The motion of the satellite Io in Jupiter's magnetic field results in an electrodynamic circuit, approximately fixed in Io's frame, revealed by ultraviolet and infrared spots at the footprints of Io's flux tube (IFT) as well as prominent (so-called "Io-controlled") decameter radio arcs. We analyze the frequency-time shape of nine such arcs, corresponding to four observation geometries (A,B,C,D) and detected over their full frequency extent in joint NanFay and Wind data. We compute the radio beaming angle as a function of frequency and lag of the radio-emitting flux tube(s) relative to the IFT. No a priori assumption is made regarding the radio source beaming, and its location is only constrained by the emission occurring near the local electron gyrofrequency.

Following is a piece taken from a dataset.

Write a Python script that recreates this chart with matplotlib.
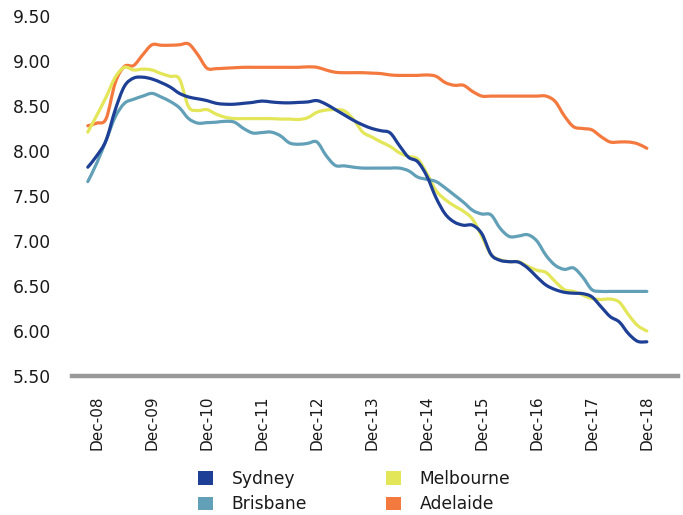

We find northern sources for A and B arcs and southern sources for C and D arcs. The shape of all Io arcs is consistent with an origin at a single flux tube (in Io's frame), shifted by an average of 10 degrees (in the south) and 25 degrees (in the north) with respect to the IFT. This lag must be accumulated before Io's magnetic perturbation reaches the radio emission region, at high latitudes, at altitudes less than or equal to 1 R-J above the Jovian surface. Radio emission is found to be beamed in a hollow cone of average half-apex angle 70 degrees-75 degrees and thickness approximate to 1 degrees. Are shapes are fully determined by the geometry of observation. Radio fringes preceding the main 10 B arcs are well explained by multiple reflections of the magnetic perturbation between Jupiter's ionosphere and Io's torus. The weak trailing part of Io-B arcs may be accounted for through double beaming of the radio emission or through a frequency-dependent lag of the corresponding radio source. The latter explanation suggests an emission scenario in which electron acceleration "leaks" from the magnetic perturbation on its way to Jupiter. Jovian magnetic field models are compared and-evaluated in the analysis.